Imagine buying your dream house and everything is going swimmingly. The closing date approaches, but you notice something odd in the paperwork. A “reconveyance fee” is listed as a deed restriction and requires all future buyers over the next ninety-nine years to pay one percent of the home’s sales price as a “transfer fee” to a homeowners’ association.
Over the past decade, thousands of Texas home buyers have found these strange “reconveyance fee” and “transfer fee” provisions in their dream home’s deed. Commonly referred to as “private transfer fee covenants,” these types of fees are completely foreign to most home buyers and sellers.
A private transfer fee covenant is a fee payable to a private third party (frequently the property’s developer or the local homeowners’ association) which becomes due every time the property is sold to a new buyer. These fees frequently purport to continue for ninety-nine years, and they are usually recorded in the county records or included as a covenant in the deed for every home in a new subdivision. The transfer fee is usually 1% of the final sales price, and either the home’s buyer or the home’s seller could be required to pay it.
If the fee goes unpaid, the private party who is entitled to the fee can obtain a lien against the property in the amount of the total unpaid fee, plus interest. The lien remains on the property and can create a cloud on the property’s title, which makes the property unmarketable.
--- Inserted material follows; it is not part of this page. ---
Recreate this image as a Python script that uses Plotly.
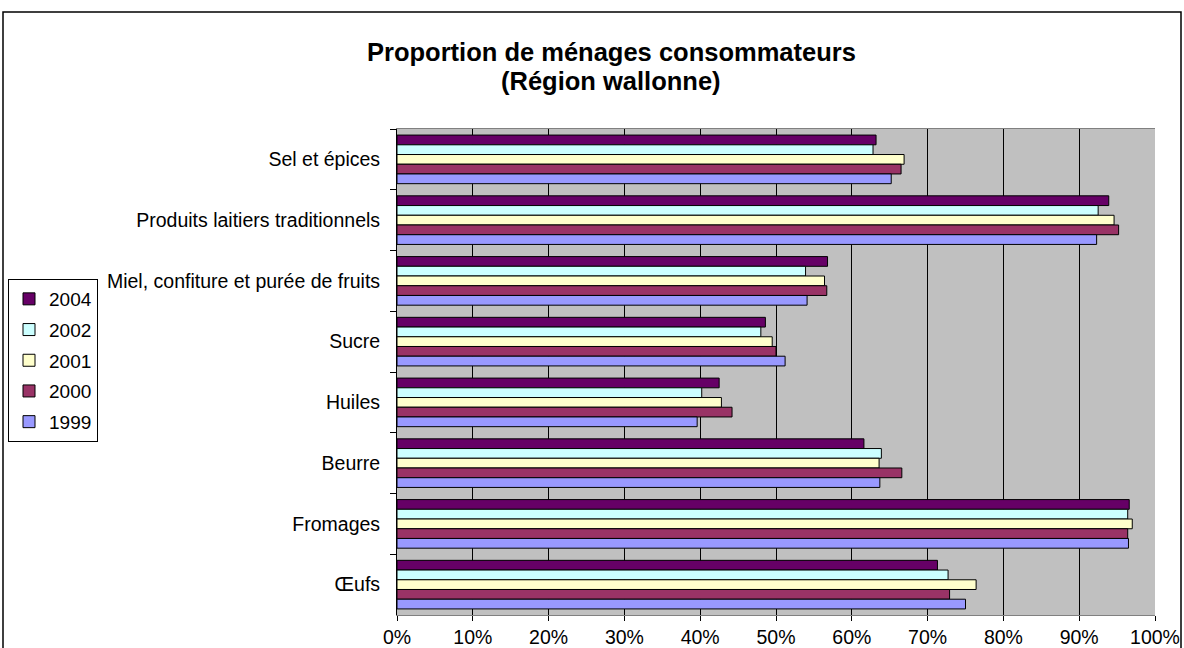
import plotly.graph_objects as go

categories = ["Sel et épices", "Produits laitiers traditionnels",
              "Miel, confiture et purée de fruits", "Sucre", "Huiles",
              "Beurre", "Fromages", "Œufs"]

years = ["2004", "2002", "2001", "2000", "1999"]

v2004 = [0.632, 0.939, 0.568, 0.486, 0.425, 0.616, 0.966, 0.713]
v2002 = [0.628, 0.925, 0.539, 0.480, 0.402, 0.639, 0.964, 0.727]
v2001 = [0.669, 0.946, 0.564, 0.495, 0.428, 0.636, 0.970, 0.764]
v2000 = [0.665, 0.952, 0.567, 0.500, 0.442, 0.666, 0.964, 0.729]
v1999 = [0.652, 0.923, 0.541, 0.512, 0.396, 0.637, 0.965, 0.750]

series = [v2004, v2002, v2001, v2000, v1999]
colors = ["#660066", "#CCFFFF", "#FFFFCC", "#993366", "#9999FF"]

x_ticks = [i / 10 for i in range(11)]
x_labels = [f"{i * 10}%" for i in range(11)]

title_lines = ["Proportion de ménages consommateurs", "(Région wallonne)"]

fig = go.Figure()
for yr, vals, col in zip(years, series, colors):
    fig.add_trace(go.Bar(
        y=categories, x=vals, name=yr, orientation="h",
        marker=dict(color=col, line=dict(color="black", width=1)),
        legendgroup=yr,
    ))

font_family = "Liberation Sans, Arial, sans-serif"

W, H = 1184, 648
L, R, T, B = 397, 29, 129, 33
plot_h = H - T - B
plot_w = W - L - R


def px_x(p):
    return (p - L) / plot_w


def px_y(p):
    return (H - B - p) / plot_h


annotations = []
for line, ypix in zip(title_lines, [52, 81]):
    annotations.append(dict(
        text=f"<b>{line}</b>", xref="paper", yref="paper",
        x=px_x(611), y=px_y(ypix), xanchor="center", yanchor="middle",
        showarrow=False, font=dict(family=font_family, size=25.5, color="black"),
    ))

fig.update_layout(
    width=W, height=H,
    margin=dict(l=L, r=R, t=T, b=B, autoexpand=False),
    paper_bgcolor="white",
    plot_bgcolor="#C0C0C0",
    barmode="group",
    bargap=0.2,
    bargroupgap=0,
    font=dict(family=font_family, size=19.5, color="black"),
    annotations=annotations,
    legend=dict(
        xref="container", yref="container",
        x=8 / W, xanchor="left", y=1 - 279 / H, yanchor="top",
        traceorder="grouped", tracegroupgap=3,
        bordercolor="black", borderwidth=1, bgcolor="white",
        font=dict(family=font_family, size=19, color="black"),
        itemwidth=30,
    ),
    xaxis=dict(
        range=[0, 1], tickvals=x_ticks, ticktext=x_labels,
        showgrid=True, gridcolor="black", gridwidth=1,
        ticks="outside", ticklen=5, tickcolor="black",
        showline=True, linecolor="#808080", linewidth=1, mirror=True,
        zeroline=False, fixedrange=True, automargin=False,
    ),
    yaxis=dict(
        autorange="reversed", automargin=False,
        tickson="boundaries", ticks="outside", ticklen=6, tickcolor="black",
        ticklabelstandoff=12,
        showline=True, linecolor="black", linewidth=1,
        showgrid=False, zeroline=False, fixedrange=True,
    ),
    shapes=[dict(
        type="rect", xref="paper", yref="paper",
        x0=px_x(3), x1=px_x(1181),
        y0=px_y(700), y1=px_y(12),
        line=dict(color="black", width=1.5), fillcolor="rgba(0,0,0,0)",
        layer="below",
    )],
)

fig.write_html("out.html", config={"displayModeBar": False},
               post_script="document.body.style.margin='0';")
If this system sounds crazy to you, you’re not alone. Many states have completely banned private transfer fees, and the federal government is also considering taking action. The Federal Housing Finance Agency, which oversees Fannie Mae and Freddie Mac, recently proposed a rule that would prohibit Fannie, Freddie, and all federal home loan banks from investing in mortgages that carry private transfer-fee covenants.